**WHAT TO WORK ON**
In your copy, leave out the pictures and repeat the entries below exactly.

┌──

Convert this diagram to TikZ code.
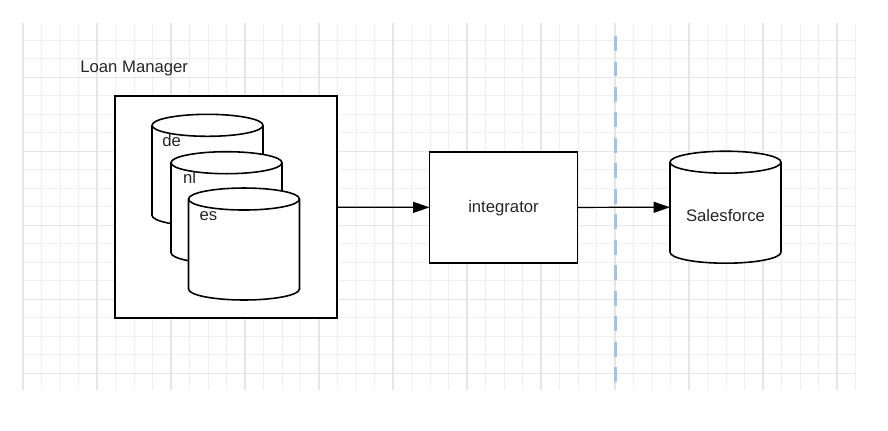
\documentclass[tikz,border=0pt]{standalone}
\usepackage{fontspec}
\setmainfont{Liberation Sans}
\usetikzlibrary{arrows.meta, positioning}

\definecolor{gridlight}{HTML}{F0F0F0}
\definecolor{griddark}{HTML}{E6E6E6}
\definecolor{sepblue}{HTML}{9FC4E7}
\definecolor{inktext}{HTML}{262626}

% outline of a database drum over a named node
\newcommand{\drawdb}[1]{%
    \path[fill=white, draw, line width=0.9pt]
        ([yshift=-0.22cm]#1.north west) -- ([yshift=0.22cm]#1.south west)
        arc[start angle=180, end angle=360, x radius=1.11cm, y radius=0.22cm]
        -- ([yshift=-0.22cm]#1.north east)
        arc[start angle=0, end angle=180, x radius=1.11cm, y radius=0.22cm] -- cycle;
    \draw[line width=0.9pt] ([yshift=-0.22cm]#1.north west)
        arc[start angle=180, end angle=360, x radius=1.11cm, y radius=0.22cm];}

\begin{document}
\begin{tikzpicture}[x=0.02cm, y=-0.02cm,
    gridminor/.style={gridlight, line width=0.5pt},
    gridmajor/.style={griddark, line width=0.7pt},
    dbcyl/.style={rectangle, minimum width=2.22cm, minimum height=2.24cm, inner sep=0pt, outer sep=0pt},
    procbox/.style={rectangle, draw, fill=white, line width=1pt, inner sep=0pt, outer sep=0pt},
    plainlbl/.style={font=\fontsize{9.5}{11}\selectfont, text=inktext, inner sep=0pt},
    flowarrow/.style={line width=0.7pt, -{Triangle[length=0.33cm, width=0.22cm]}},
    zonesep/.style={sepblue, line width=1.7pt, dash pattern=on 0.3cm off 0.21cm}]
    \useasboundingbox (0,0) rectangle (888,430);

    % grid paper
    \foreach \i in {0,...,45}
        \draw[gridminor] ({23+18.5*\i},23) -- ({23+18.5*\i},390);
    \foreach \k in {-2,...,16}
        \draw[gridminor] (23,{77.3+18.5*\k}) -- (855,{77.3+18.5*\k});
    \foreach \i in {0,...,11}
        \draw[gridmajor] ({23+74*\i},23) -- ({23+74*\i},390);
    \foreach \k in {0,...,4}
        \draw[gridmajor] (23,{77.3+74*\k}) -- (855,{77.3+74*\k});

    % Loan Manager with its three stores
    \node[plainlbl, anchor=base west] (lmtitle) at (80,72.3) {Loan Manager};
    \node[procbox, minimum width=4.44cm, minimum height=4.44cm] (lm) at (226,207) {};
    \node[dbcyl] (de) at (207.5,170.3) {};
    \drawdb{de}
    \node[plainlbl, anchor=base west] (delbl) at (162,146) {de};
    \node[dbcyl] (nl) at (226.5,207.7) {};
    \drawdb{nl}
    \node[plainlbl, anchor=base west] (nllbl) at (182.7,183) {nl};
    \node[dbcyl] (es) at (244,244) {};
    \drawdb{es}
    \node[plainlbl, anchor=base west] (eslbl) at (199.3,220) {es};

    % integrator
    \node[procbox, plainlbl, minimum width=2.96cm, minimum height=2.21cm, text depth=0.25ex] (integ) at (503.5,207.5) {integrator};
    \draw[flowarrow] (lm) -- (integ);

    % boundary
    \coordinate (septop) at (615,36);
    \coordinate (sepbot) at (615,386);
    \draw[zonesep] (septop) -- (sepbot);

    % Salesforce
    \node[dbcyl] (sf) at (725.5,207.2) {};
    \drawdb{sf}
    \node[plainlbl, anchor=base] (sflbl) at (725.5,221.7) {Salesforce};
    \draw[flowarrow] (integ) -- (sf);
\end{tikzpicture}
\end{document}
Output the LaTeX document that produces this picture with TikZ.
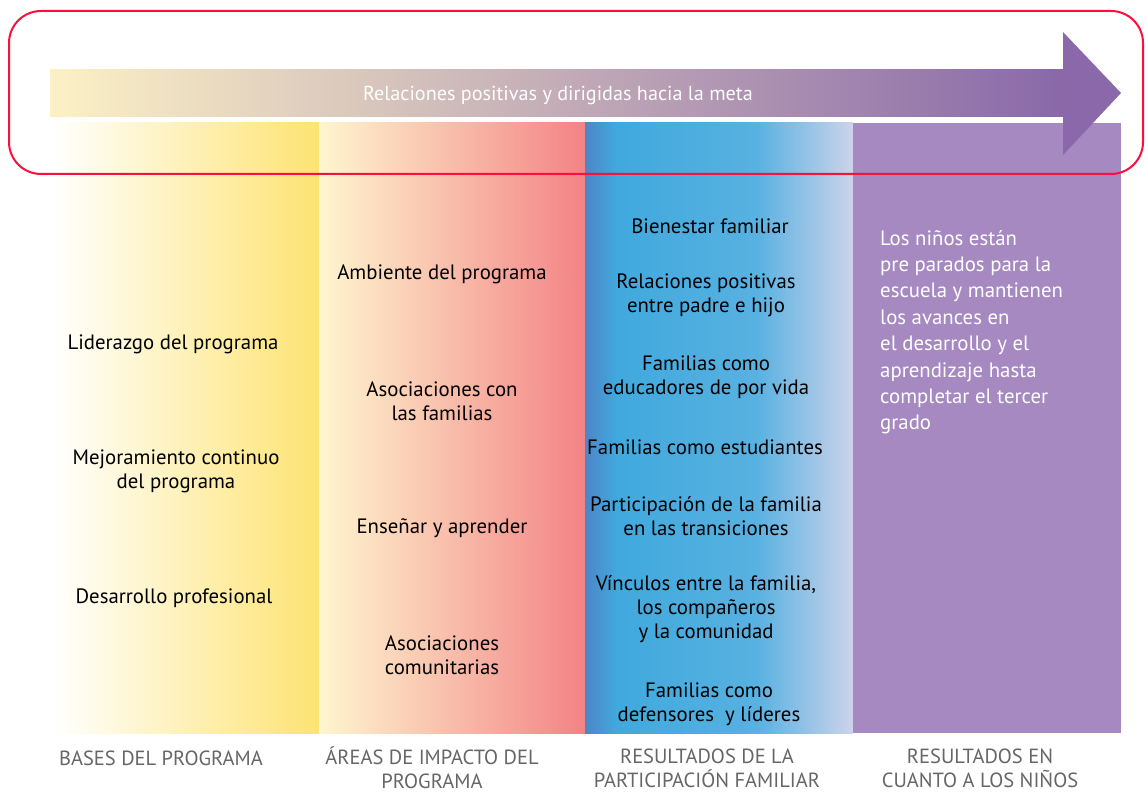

└──

**RESULT OF THIS TASK**
Convert this diagram to TikZ code.
\documentclass[tikz,border=0pt]{standalone}
\usepackage{fontspec}
\setmainfont{Liberation Sans}
\usetikzlibrary{arrows.meta, positioning}

\definecolor{gridlight}{HTML}{F0F0F0}
\definecolor{griddark}{HTML}{E6E6E6}
\definecolor{sepblue}{HTML}{9FC4E7}
\definecolor{inktext}{HTML}{262626}

% outline of a database drum over a named node
\newcommand{\drawdb}[1]{%
    \path[fill=white, draw, line width=0.9pt]
        ([yshift=-0.22cm]#1.north west) -- ([yshift=0.22cm]#1.south west)
        arc[start angle=180, end angle=360, x radius=1.11cm, y radius=0.22cm]
        -- ([yshift=-0.22cm]#1.north east)
        arc[start angle=0, end angle=180, x radius=1.11cm, y radius=0.22cm] -- cycle;
    \draw[line width=0.9pt] ([yshift=-0.22cm]#1.north west)
        arc[start angle=180, end angle=360, x radius=1.11cm, y radius=0.22cm];}

\begin{document}
\begin{tikzpicture}[x=0.02cm, y=-0.02cm,
    gridminor/.style={gridlight, line width=0.5pt},
    gridmajor/.style={griddark, line width=0.7pt},
    dbcyl/.style={rectangle, minimum width=2.22cm, minimum height=2.24cm, inner sep=0pt, outer sep=0pt},
    procbox/.style={rectangle, draw, fill=white, line width=1pt, inner sep=0pt, outer sep=0pt},
    plainlbl/.style={font=\fontsize{9.5}{11}\selectfont, text=inktext, inner sep=0pt},
    flowarrow/.style={line width=0.7pt, -{Triangle[length=0.33cm, width=0.22cm]}},
    zonesep/.style={sepblue, line width=1.7pt, dash pattern=on 0.3cm off 0.21cm}]
    \useasboundingbox (0,0) rectangle (888,430);

    % grid paper
    \foreach \i in {0,...,45}
        \draw[gridminor] ({23+18.5*\i},23) -- ({23+18.5*\i},390);
    \foreach \k in {-2,...,16}
        \draw[gridminor] (23,{77.3+18.5*\k}) -- (855,{77.3+18.5*\k});
    \foreach \i in {0,...,11}
        \draw[gridmajor] ({23+74*\i},23) -- ({23+74*\i},390);
    \foreach \k in {0,...,4}
        \draw[gridmajor] (23,{77.3+74*\k}) -- (855,{77.3+74*\k});

    % Loan Manager with its three stores
    \node[plainlbl, anchor=base west] (lmtitle) at (80,72.3) {Loan Manager};
    \node[procbox, minimum width=4.44cm, minimum height=4.44cm] (lm) at (226,207) {};
    \node[dbcyl] (de) at (207.5,170.3) {};
    \drawdb{de}
    \node[plainlbl, anchor=base west] (delbl) at (162,146) {de};
    \node[dbcyl] (nl) at (226.5,207.7) {};
    \drawdb{nl}
    \node[plainlbl, anchor=base west] (nllbl) at (182.7,183) {nl};
    \node[dbcyl] (es) at (244,244) {};
    \drawdb{es}
    \node[plainlbl, anchor=base west] (eslbl) at (199.3,220) {es};

    % integrator
    \node[procbox, plainlbl, minimum width=2.96cm, minimum height=2.21cm, text depth=0.25ex] (integ) at (503.5,207.5) {integrator};
    \draw[flowarrow] (lm) -- (integ);

    % boundary
    \coordinate (septop) at (615,36);
    \coordinate (sepbot) at (615,386);
    \draw[zonesep] (septop) -- (sepbot);

    % Salesforce
    \node[dbcyl] (sf) at (725.5,207.2) {};
    \drawdb{sf}
    \node[plainlbl, anchor=base] (sflbl) at (725.5,221.7) {Salesforce};
    \draw[flowarrow] (integ) -- (sf);
\end{tikzpicture}
\end{document}
Output the LaTeX document that produces this picture with TikZ.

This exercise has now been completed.